The prayer was something like this...""Oh change me Lord Oh change me, forevermore, to shine for You, send me where I ought to be, not where I like to be. Bring people in my life, the ones I try to avoid for the sake of my comfort levels, the ones You want me to be with. Help me with Your guidance to do EXACTLY as You would have me do."
Amen."

In keeping with His faithfulness God sent toward me people that I must be with, the kind of people with whom I would have loved to kill time when I was unsaved by His unchanging grace. People who were like me, in my past. I was afraid- would they drag me down to where I came from? Those dirty jokes I laughed at, those discussions, those stuffs I was washed away from? I was afraid. I was so afraid that I desperately wanted to get attached to some Bible Study group which would meet 7 days a week, 24 hrs a day so I would not have time to spend with 'these people' God had brought into my life. I tried my best to make a way to attend the women's fellowship which meets at church every Wednesday, it was un-go-able. I thought I should go for a Saturday Bible Study that happens at my friend's home, well that happens once a month, un-go-able. What could I do with so many free days and evenings in my hands, I contemplated. Sure enough God says, I must invite them over for lunch or dinner! Yea I still haven't found courage in my heart to do so. I did invite my church friends to come but somehow they all rain-checked on me.

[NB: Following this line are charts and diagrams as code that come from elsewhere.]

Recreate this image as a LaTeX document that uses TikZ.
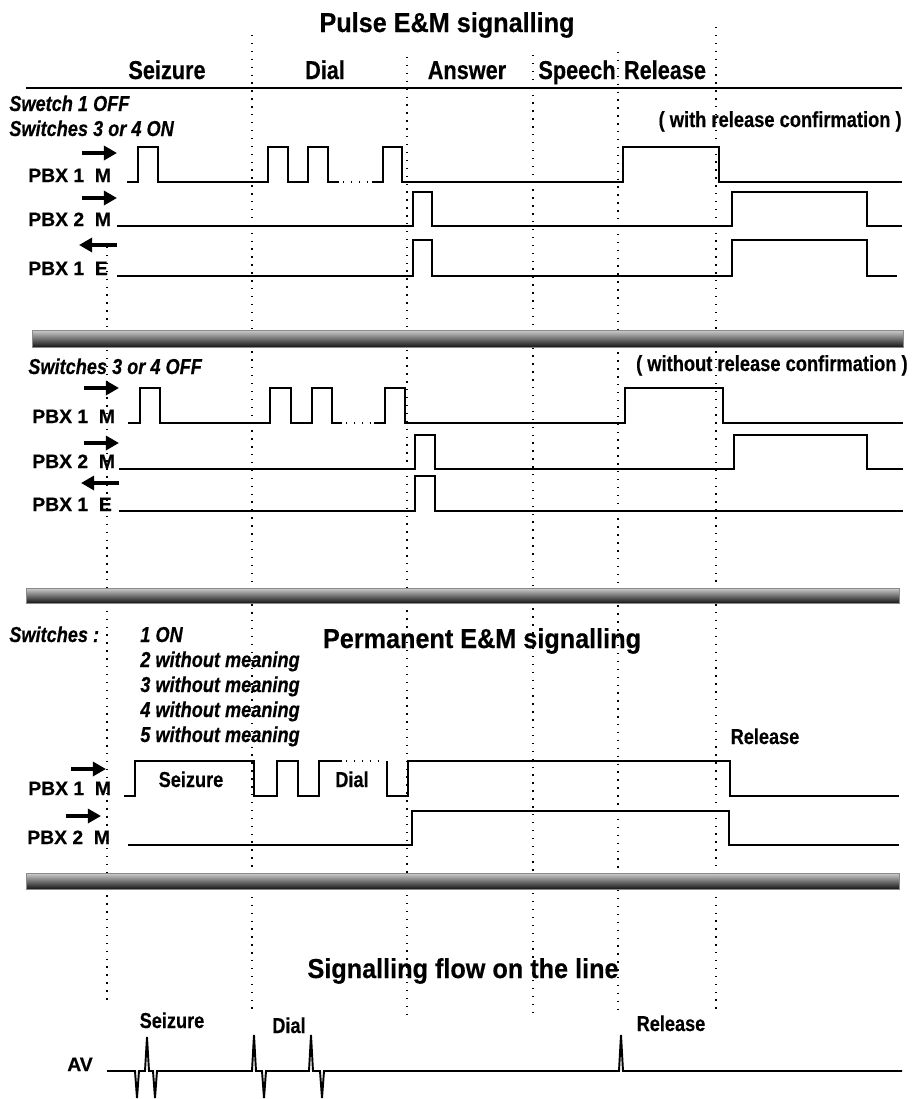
\documentclass[tikz,border=0pt]{standalone}
\usepackage{fontspec}
\setmainfont[FakeBold=0.4]{Liberation Sans}
\newfontfamily\narrowsans[FakeStretch=0.84, FakeBold=0.4]{Liberation Sans}
\newfontfamily\titlesans[FakeStretch=0.92, FakeBold=0.4]{Liberation Sans}
\usetikzlibrary{arrows.meta, positioning}
\definecolor{barlight}{HTML}{CFCFCF}
\definecolor{bardark}{HTML}{161616}
\definecolor{baredge}{HTML}{8A8A8A}

\begin{document}
\begin{tikzpicture}[x=0.02cm, y=-0.02cm,
    title/.style={font=\titlesans\fontsize{15.6}{18}\selectfont\bfseries, anchor=base, inner sep=0pt},
    phase/.style={font=\narrowsans\fontsize{14.7}{17}\selectfont\bfseries, anchor=base, inner sep=0pt},
    event/.style={font=\narrowsans\fontsize{12.3}{14}\selectfont\bfseries, anchor=base, inner sep=0pt},
    note/.style={font=\narrowsans\fontsize{12.3}{14}\selectfont\bfseries\itshape, anchor=base west, inner sep=0pt},
    remark/.style={font=\narrowsans\fontsize{12.4}{14}\selectfont\bfseries, anchor=base east, inner sep=0pt},
    port/.style={font=\fontsize{11}{13}\selectfont\bfseries, anchor=base west, inner sep=0pt},
    wave/.style={line width=1.1pt},
    tick/.style={line width=0.8pt, dash pattern=on 0.8pt off 3.7pt},
    dir/.style={line width=2.1pt, -{Triangle[length=7.5pt, width=8pt]}},
    bar/.style={top color=barlight, bottom color=bardark, draw=baredge, line width=0.5pt}]
    \useasboundingbox (0,0) rectangle (912,1099);
    \fill[white] (0,0) rectangle (912,1099);
    \foreach \x/\ya/\yb in {107/247/1003, 252/35/1012, 407/57/1017,
                            533/55/1015, 618/52/1012, 716/27/1012}{%
      \draw[tick] (\x,\ya) -- (\x,\yb);}
    \node[title] (pulse) at (447,32) {Pulse E\&M signalling};
    \foreach \name/\x/\txt in {seize/167/Seizure, dial/325/Dial, answer/467/Answer,
                               speech/577/Speech, release/665/Release}{%
      \node[phase] (\name) at (\x,79) {\txt};}
    \draw[line width=1.6pt] (26,88) -- (902,88);
    \node[note] (sw1) at (9,111) {Swetch 1 OFF};
    \node[note] (sw34) at (9,136) {Switches 3 or 4 ON};
    \node[remark] (withconf) at (902,127) {( with release confirmation )};
    \node[port] (am) at (28,182) {PBX 1\ \ M};
    \node[port] (bm) at (28,226) {PBX 2\ \ M};
    \node[port] (ae) at (28,275) {PBX 1\ \ E};
    \draw[dir] (82,153) -- (117,153);
    \draw[dir] (82,198) -- (117,198);
    \draw[dir] (117,245) -- (79,245);
    \draw[wave] (127,182) -- (138,182) -- (138,147) -- (158,147) -- (158,182)
      -- (268,182) -- (268,147) -- (288,147) -- (288,182) -- (308,182) -- (308,147)
      -- (328,147) -- (328,182) -- (339,182);
    \draw[tick] (343,182) -- (369,182);
    \draw[wave] (372,182) -- (383,182) -- (383,147) -- (402,147) -- (402,182)
      -- (623,182) -- (623,147) -- (719,147) -- (719,182) -- (902,182);
    \draw[wave] (117,226) -- (413,226) -- (413,192) -- (432,192) -- (432,226)
      -- (732,226) -- (732,192) -- (867,192) -- (867,226) -- (902,226);
    \draw[wave] (117,276) -- (413,276) -- (413,240) -- (432,240) -- (432,276)
      -- (732,276) -- (732,240) -- (867,240) -- (867,276) -- (897,276);
    \draw[bar] (32,330) rectangle (903,347);
    \node[note] (sw34off) at (28,374) {Switches 3 or 4 OFF};
    \node[remark] (noconf) at (908,371) {( without release confirmation )};
    \node[port] (am2) at (32,423) {PBX 1\ \ M};
    \node[port] (bm2) at (32,468) {PBX 2\ \ M};
    \node[port] (ae2) at (32,511) {PBX 1\ \ E};
    \draw[dir] (84,388) -- (119,388);
    \draw[dir] (84,443) -- (119,443);
    \draw[dir] (119,483) -- (81,483);
    \draw[wave] (128,423) -- (140,423) -- (140,388) -- (160,388) -- (160,423)
      -- (270,423) -- (270,388) -- (291,388) -- (291,423) -- (312,423) -- (312,388)
      -- (332,388) -- (332,423) -- (342,423);
    \draw[tick] (346,423) -- (371,423);
    \draw[wave] (374,423) -- (385,423) -- (385,388) -- (405,388) -- (405,423)
      -- (625,423) -- (625,388) -- (723,388) -- (723,423) -- (903,423);
    \draw[wave] (119,469) -- (415,469) -- (415,435) -- (435,435) -- (435,469)
      -- (734,469) -- (734,435) -- (867,435) -- (867,469) -- (903,469);
    \draw[wave] (119,511) -- (415,511) -- (415,476) -- (435,476) -- (435,511)
      -- (903,511);
    \draw[bar] (26,588) rectangle (899,603);
    \node[note] (switches) at (9,642) {Switches :};
    \foreach \y/\txt in {642/1 ON, 667/2 without meaning, 692/3 without meaning,
                         717/4 without meaning, 742/5 without meaning}{%
      \node[note] (sw\y) at (140,\y) {\txt};}
    \node[title] (permanent) at (482,648) {Permanent E\&M signalling};
    \node[event] (pseize) at (191,787) {Seizure};
    \node[event] (pdial) at (352,787) {Dial};
    \node[event] (prelease) at (765,744) {Release};
    \node[port] (am3) at (28,795) {PBX 1\ \ M};
    \node[port] (bm3) at (27,844) {PBX 2\ \ M};
    \draw[dir] (71,769) -- (106,769);
    \draw[dir] (66,816) -- (101,816);
    \draw[wave] (124,796) -- (135,796) -- (135,761) -- (254,761) -- (254,796)
      -- (277,796) -- (277,761) -- (298,761) -- (298,796) -- (319,796) -- (319,761)
      -- (342,761);
    \draw[tick] (346,761) -- (384,761);
    \draw[wave] (387,761) -- (387,796) -- (408,796) -- (408,761) -- (730,761)
      -- (730,796) -- (899,796);
    \draw[wave] (128,845) -- (412,845) -- (412,811) -- (729,811) -- (729,845)
      -- (899,845);
    \draw[bar] (26,873) rectangle (899,889);
    \node[title] (flow) at (463,978) {Signalling flow on the line};
    \node[event] (lseize) at (172,1028) {Seizure};
    \node[event] (ldial) at (289,1033) {Dial};
    \node[event] (lrelease) at (671,1031) {Release};
    \node[port, anchor=base] (av) at (80,1071) {AV};
    \draw[wave] (107,1071) -- (135,1071) -- (137,1098) -- (139,1071) -- (145,1071)
      -- (147,1037) -- (149,1071) -- (153,1071) -- (155,1098) -- (157,1071)
      -- (252,1071) -- (254,1035) -- (256,1071) -- (262,1071) -- (264,1098)
      -- (266,1071) -- (309,1071) -- (311,1035) -- (313,1071) -- (320,1071)
      -- (322,1098) -- (324,1071) -- (619,1071) -- (621,1035) -- (623,1071)
      -- (902,1071);
\end{tikzpicture}
\end{document}
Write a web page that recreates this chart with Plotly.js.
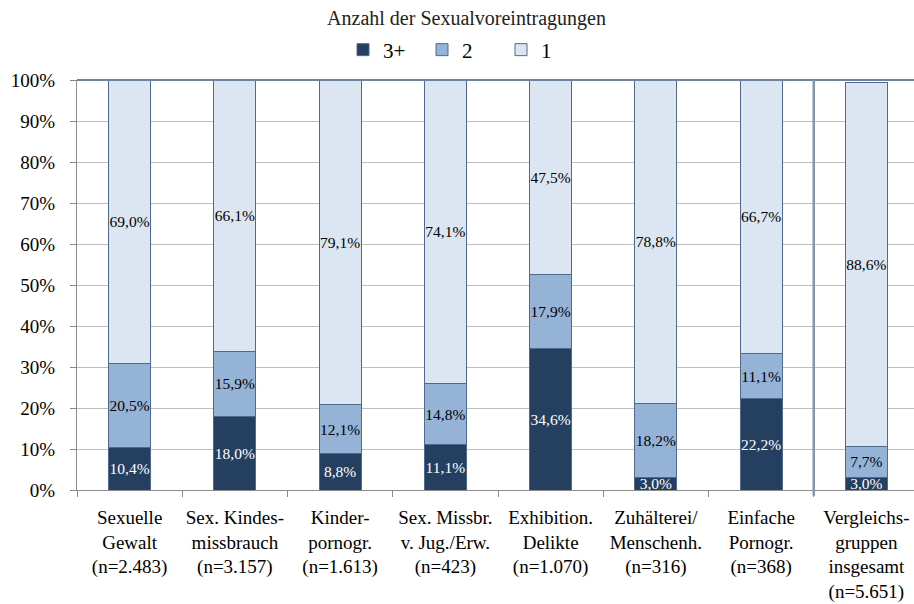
<!DOCTYPE html>
<html>
<head>
<meta charset="utf-8">
<script src="https://cdn.plot.ly/plotly-3.0.1.min.js"></script>
<style>
html,body{margin:0;padding:0;overflow:hidden;background:#fff;}
</style>
</head>
<body>
<div id="chart" style="width:919px;height:604px;"></div>
<script>
const categories = [
  "Sexuelle<br>Gewalt<br>(n=2.483)",
  "Sex. Kindes-<br>missbrauch<br>(n=3.157)",
  "Kinder-<br>pornogr.<br>(n=1.613)",
  "Sex. Missbr.<br>v. Jug./Erw.<br>(n=423)",
  "Exhibition.<br>Delikte<br>(n=1.070)",
  "Zuhälterei/<br>Menschenh.<br>(n=316)",
  "Einfache<br>Pornogr.<br>(n=368)",
  "Vergleichs-<br>gruppen<br>insgesamt<br>(n=5.651)"
];
const vals3plus = [10.4, 18.0, 8.8, 11.1, 34.6, 3.0, 22.2, 3.0];
const vals2     = [20.5, 15.9, 12.1, 14.8, 17.9, 18.2, 11.1, 7.7];
const vals1     = [69.0, 66.1, 79.1, 74.1, 47.5, 78.8, 66.7, 88.6];
const yTickVals = [0, 10, 20, 30, 40, 50, 60, 70, 80, 90, 100];
const yTickText = ["0%", "10%", "20%", "30%", "40%", "50%", "60%", "70%", "80%", "90%", "100%"];

const serif = "Liberation Serif";
const lineCol = "#4F6A8C";

function trace(name, y, fill, textCol) {
  return {
    type: "bar", name: name, x: categories, y: y,
    width: 0.4,
    marker: {color: fill, line: {color: lineCol, width: 1}},
    texttemplate: "%{y:.1f}%",
    textposition: "inside",
    insidetextanchor: "middle",
    constraintext: "none",
    textangle: 0,
    textfont: {family: serif, size: 15.5, color: textCol},
    hoverinfo: "skip"
  };
}

const data = [
  trace("3+", vals3plus, "#243F60", "#ffffff"),
  trace("2", vals2, "#95B3D7", "#000000"),
  trace("1", vals1, "#DCE6F2", "#000000")
];

const layout = {
  width: 919, height: 604,
  margin: {l: 77, r: 0, t: 80, b: 114},
  barmode: "stack",
  separators: ",.",
  paper_bgcolor: "#ffffff", plot_bgcolor: "#ffffff",
  font: {family: serif, color: "#000"},
  uniformtext: {mode: "show", minsize: 15.5},
  title: {text: "Anzahl der Sexualvoreintragungen", font: {family: serif, size: 20, color: "#222"},
          x: 466.5/919, xref: "container", xanchor: "center", y: 1 - 18/604, yref: "container", yanchor: "middle"},
  showlegend: true,
  legend: {orientation: "h", x: (357 - 77 - 14)/842, xanchor: "left", y: 1 + 30/410, yanchor: "middle",
           font: {family: serif, size: 21, color: "#000"}, entrywidth: 34, entrywidthmode: "pixels",
           traceorder: "normal", itemclick: false},
  xaxis: {
    type: "category", tickson: "boundaries", ticks: "outside", ticklen: 6, tickcolor: "#888",
    showgrid: false, showline: true, linecolor: "#8C8C8C", linewidth: 1,
    tickangle: 0,
    tickfont: {family: serif, size: 19, color: "#000"}, ticklabelstandoff: 10,
    range: [-0.5, 7.5], fixedrange: true
  },
  yaxis: {
    range: [0, 100], tickvals: yTickVals, ticktext: yTickText,
    ticks: "outside", ticklen: 6, tickcolor: "#888",
    showgrid: true, gridcolor: "#BEBEBE", gridwidth: 1,
    showline: true, linecolor: "#8C8C8C", linewidth: 1,
    zeroline: false, ticklabelstandoff: 11,
    tickfont: {family: serif, size: 19, color: "#000"},
    fixedrange: true
  },
  shapes: [
    {type: "line", xref: "paper", yref: "paper", x0: 0, x1: 1, y0: 1, y1: 1,
     line: {color: "#6F839D", width: 2}},
    {type: "line", xref: "x", yref: "paper", x0: 6.5, x1: 6.5, y0: -0.014, y1: 1,
     line: {color: "#8496AE", width: 2.5}}
  ]
};

Plotly.newPlot("chart", data, layout, {displayModeBar: false, staticPlot: true});
</script>
</body>
</html>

Hopefully I will courageously invite 'these people' the coming weekend and I know for sure they will come. In any case who am I to stand against the force of Love Himself, He who died for them too. Was I any better when someone opened their home and shared Jesus' love for me?
Lets get uncomfortable, and bring comfort through Jesus into the lives of people who really need Him.

Are you willing to open doors to someone you wouldn't rather invite?